Le passage de l’Évangile de saint Marc que nous venons d’entendre, nous fait entrer dans l’intimité des douze apôtres. Jésus qui, en pédagogue particulièrement avisé, ne laisse passer aucune occasion d’instruire et de former ses apôtres ; Il s’efforce, durant cet halte à Capharnaüm, de les faire progresser en partant d’une discussion fort animée qu’ils ont eue tout à l’heure, chemin faisant. Alors que Jésus leur annonce le chemin du serviteur : « Si  quelqu’un veut être le premier, qu’il soit le dernier de tous et le serviteur de tous ». Telle est, en effet, la place que Jésus Lui-même       a voulu prendre. Ce chemin sera un chemin de souffrance, passant par la mort et la résurrection. De toute évidence, les disciples ne comprennent pas.

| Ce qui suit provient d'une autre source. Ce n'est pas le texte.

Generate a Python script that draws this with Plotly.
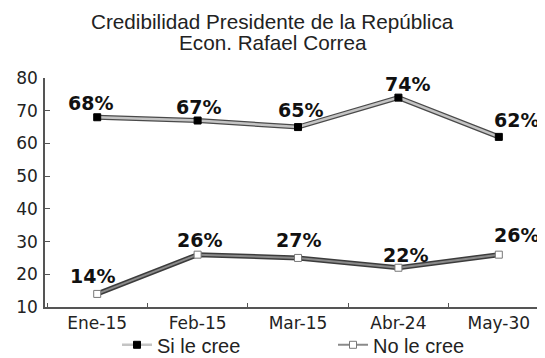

Nous aurions tort d’accabler Pierre, Jacques, Jean et les autres, décidément bien ordinaires. Nous ferions mieux de débusquer, dans les replis secrets de notre personnalité et dans nos réactions quotidiennes, la soif de pouvoir qui nous habite, peut-être à notre insu. Dans nos responsabilités, en famille et même dans nos églises, nous pouvons nous comporter en tyrans ou petits chefs, il nous arrive d’imposer notre point de vue et de nous complaire au-dessus des autres. L’apôtre Jacques condamne « jalousie et rivalités » et propose aux chrétiens de s’inscrire dans une autre logique faite de « paix, tolérance et compréhension ».

Pour bien faire comprendre sa pensée, Jésus, prenant un enfant, le place au milieu du groupe, le serre dans ses bras et l’embrasse – Pour nous, ce geste n’a rien d’étonnant, mais il l’était pour les apôtres car à cette époque-là, en Orient, l’enfant ne tenait pas dans la société la place qu’il tient aujourd’hui : il ne jouissait d’aucune considération, on ne s’intéressait pas à lui et on le repoussait même sans le moindre ménagement – et Jésus déclare : « Celui qui accueille en mon nom un enfant comme celui-ci, c’est moi qu’il accueille. Et celui qui m’accueille, ne m’accueille pas moi, mais Celui qui m’a  envoyé. » Et voilà encore un coup-de-poing à l’estomac que, manifestement les chrétiens n’ont pas encore encaissé !

Les disciples ont dû être sérieusement bousculés. En mettant un enfant au milieu des disciples, Jésus proclame de la manière la plus claire possible qu’il ne rejette pas les plus faibles, les plus marginalisés par la société et la religion. C’était un vrai coup de tonnerre. Mais Jésus va beaucoup plus loin. Il s’identifie à cet enfant, symbole de tous les exclus, tout comme il s’identifiera aux affamés, aux étrangers, à tous les démunis. Il sera d’ailleurs traité comme un hors-la-loi que l’on crucifiera entre deux brigands.

C’est là la mission de salut que le Père lui a confiée : briser toutes les exclusions, redonner leur dignité aux plus pauvres, aux plus méprisés parmi les hommes. Mais cela ne suffit pas encore ! Jésus, ayant fait l’équivalence entre l’enfant et Lui, poursuit : « Celui qui m’accueille, ne m’accueille pas moi, mais Celui qui m’a envoyé ». C’est le Père Lui-même qui s’identifie aux plus pauvres et aux plus faibles.

Le service est donc une manière nouvelle de « prendre le pouvoir » et d’exercer l’autorité. Le service ? C’est de regarder l’autre, de se tourner vers les autres, non vers soi, d’aider, de se donner pour les autres allant jusqu’à leur laver les pieds comme le fera Jésus le soir du Jeudi Saint. Jésus nous présente l’enfant comme si c’était Lui-même. L’enfant est ici l’image de Jésus, le parfait Serviteur. Lorsque l’on sert les autres, c’est Jésus Lui-même qu’on sert.

Cet enseignement de Jésus est au cœur de l’Évangile. En effet, si Jésus est dans l’Eucharistie, dans la Parole proclamée, dans les Sacrements avec efficacité, il l’est tout autant et il l’est réellement dans mon frère, dans ma sœur. AMEN.